:: SET PROBLEM ::
Go through the lines below. Copy those with "matplotlib".

========

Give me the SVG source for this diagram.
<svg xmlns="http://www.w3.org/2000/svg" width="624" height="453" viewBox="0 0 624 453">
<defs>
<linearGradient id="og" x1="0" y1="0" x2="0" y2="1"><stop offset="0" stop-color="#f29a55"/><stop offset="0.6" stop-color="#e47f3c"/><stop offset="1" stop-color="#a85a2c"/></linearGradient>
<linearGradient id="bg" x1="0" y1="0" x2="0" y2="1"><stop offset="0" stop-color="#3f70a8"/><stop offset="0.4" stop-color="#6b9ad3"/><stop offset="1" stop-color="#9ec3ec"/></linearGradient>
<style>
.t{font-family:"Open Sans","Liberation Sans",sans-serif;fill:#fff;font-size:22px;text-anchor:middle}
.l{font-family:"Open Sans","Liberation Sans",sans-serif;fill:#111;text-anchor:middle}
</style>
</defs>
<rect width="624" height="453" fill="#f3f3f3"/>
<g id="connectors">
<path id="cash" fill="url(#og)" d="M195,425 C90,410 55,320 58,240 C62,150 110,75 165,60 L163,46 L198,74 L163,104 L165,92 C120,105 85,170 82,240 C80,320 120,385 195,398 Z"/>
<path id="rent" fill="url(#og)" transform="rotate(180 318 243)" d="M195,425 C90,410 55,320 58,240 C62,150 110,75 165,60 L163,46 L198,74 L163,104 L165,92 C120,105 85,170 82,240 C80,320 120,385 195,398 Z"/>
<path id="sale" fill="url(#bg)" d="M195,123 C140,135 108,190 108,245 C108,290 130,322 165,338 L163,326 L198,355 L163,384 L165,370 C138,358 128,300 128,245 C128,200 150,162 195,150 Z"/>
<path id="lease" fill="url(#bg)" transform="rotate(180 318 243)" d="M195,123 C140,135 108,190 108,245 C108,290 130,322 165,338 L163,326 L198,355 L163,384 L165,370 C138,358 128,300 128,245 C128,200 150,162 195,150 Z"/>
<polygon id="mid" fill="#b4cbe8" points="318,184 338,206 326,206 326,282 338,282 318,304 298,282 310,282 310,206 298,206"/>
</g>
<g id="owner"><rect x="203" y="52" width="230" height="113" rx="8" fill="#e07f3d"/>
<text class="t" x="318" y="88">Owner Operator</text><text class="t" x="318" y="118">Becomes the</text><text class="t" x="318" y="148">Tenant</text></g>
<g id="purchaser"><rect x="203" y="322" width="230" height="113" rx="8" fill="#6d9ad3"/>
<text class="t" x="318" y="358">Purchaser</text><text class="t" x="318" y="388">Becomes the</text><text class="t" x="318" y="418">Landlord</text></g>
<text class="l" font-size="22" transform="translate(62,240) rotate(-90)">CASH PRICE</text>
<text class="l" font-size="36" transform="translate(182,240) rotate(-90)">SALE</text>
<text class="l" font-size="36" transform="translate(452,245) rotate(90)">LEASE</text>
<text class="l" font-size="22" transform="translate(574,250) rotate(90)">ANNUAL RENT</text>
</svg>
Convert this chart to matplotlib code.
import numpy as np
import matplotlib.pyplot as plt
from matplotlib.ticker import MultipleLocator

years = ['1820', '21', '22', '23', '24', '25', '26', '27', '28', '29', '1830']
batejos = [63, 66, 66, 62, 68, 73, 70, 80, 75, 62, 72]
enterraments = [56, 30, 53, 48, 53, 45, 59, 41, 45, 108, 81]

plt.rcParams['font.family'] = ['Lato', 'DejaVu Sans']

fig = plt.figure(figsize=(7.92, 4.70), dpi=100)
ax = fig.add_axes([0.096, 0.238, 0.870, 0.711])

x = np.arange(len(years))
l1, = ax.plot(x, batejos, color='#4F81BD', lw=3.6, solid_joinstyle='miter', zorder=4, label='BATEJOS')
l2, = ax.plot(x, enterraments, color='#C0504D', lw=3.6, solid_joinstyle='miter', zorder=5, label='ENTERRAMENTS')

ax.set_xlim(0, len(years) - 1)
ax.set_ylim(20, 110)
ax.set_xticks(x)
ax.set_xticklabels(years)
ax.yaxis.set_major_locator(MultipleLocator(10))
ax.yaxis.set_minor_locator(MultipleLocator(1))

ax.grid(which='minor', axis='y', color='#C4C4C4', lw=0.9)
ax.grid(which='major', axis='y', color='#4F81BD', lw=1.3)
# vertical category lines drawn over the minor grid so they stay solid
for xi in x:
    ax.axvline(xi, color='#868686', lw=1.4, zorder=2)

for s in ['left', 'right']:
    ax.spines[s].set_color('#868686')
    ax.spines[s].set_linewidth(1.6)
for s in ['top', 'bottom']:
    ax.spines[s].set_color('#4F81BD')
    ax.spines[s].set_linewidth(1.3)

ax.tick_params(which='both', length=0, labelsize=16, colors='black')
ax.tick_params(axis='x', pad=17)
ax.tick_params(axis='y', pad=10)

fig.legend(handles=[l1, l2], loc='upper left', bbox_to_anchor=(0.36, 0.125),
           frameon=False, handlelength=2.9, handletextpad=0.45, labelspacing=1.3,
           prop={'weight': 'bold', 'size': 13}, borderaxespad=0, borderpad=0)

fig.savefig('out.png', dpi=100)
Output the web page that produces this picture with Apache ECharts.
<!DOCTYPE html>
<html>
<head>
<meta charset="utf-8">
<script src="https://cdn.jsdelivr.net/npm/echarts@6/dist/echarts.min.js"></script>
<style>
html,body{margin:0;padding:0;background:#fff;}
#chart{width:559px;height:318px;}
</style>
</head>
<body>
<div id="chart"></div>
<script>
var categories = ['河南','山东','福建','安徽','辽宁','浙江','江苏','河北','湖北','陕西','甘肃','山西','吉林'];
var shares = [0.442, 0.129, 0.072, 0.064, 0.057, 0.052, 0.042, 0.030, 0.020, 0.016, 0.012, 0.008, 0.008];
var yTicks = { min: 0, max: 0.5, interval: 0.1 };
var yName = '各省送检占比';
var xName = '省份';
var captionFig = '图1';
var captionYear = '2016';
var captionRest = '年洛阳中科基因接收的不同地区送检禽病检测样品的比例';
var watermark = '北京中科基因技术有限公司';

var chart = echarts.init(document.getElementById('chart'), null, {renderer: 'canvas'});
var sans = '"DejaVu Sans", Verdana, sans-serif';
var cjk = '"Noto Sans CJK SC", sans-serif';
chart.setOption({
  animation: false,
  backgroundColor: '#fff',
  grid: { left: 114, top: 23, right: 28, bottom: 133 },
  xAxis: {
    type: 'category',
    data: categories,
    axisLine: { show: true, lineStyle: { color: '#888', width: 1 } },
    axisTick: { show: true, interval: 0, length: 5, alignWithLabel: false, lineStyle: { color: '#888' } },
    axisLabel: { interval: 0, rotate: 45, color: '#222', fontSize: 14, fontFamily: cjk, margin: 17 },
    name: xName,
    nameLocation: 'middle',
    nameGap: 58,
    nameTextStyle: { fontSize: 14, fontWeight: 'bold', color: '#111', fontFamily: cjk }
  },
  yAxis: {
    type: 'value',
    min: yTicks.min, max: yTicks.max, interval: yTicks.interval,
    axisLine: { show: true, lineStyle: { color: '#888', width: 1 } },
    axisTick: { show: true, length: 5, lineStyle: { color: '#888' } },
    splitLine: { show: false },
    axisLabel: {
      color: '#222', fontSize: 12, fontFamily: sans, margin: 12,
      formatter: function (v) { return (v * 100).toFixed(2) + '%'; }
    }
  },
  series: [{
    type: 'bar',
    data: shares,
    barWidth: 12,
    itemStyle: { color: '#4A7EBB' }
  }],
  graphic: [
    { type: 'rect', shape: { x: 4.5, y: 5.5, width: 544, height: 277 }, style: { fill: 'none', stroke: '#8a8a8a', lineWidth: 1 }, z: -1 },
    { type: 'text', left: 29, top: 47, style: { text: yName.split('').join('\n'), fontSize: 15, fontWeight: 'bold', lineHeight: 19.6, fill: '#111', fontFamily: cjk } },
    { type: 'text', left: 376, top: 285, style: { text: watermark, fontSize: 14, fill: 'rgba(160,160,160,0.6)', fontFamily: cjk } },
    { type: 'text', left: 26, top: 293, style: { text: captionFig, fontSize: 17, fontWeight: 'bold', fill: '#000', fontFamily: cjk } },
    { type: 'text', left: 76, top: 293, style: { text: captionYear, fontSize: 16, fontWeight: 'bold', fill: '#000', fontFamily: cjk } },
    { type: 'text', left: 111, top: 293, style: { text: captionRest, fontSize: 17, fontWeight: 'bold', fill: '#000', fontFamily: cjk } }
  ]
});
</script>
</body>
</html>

========

:: EXERCISE RESPONSE ::
Convert this chart to matplotlib code.
import matplotlib.pyplot as plt
from matplotlib.ticker import MultipleLocator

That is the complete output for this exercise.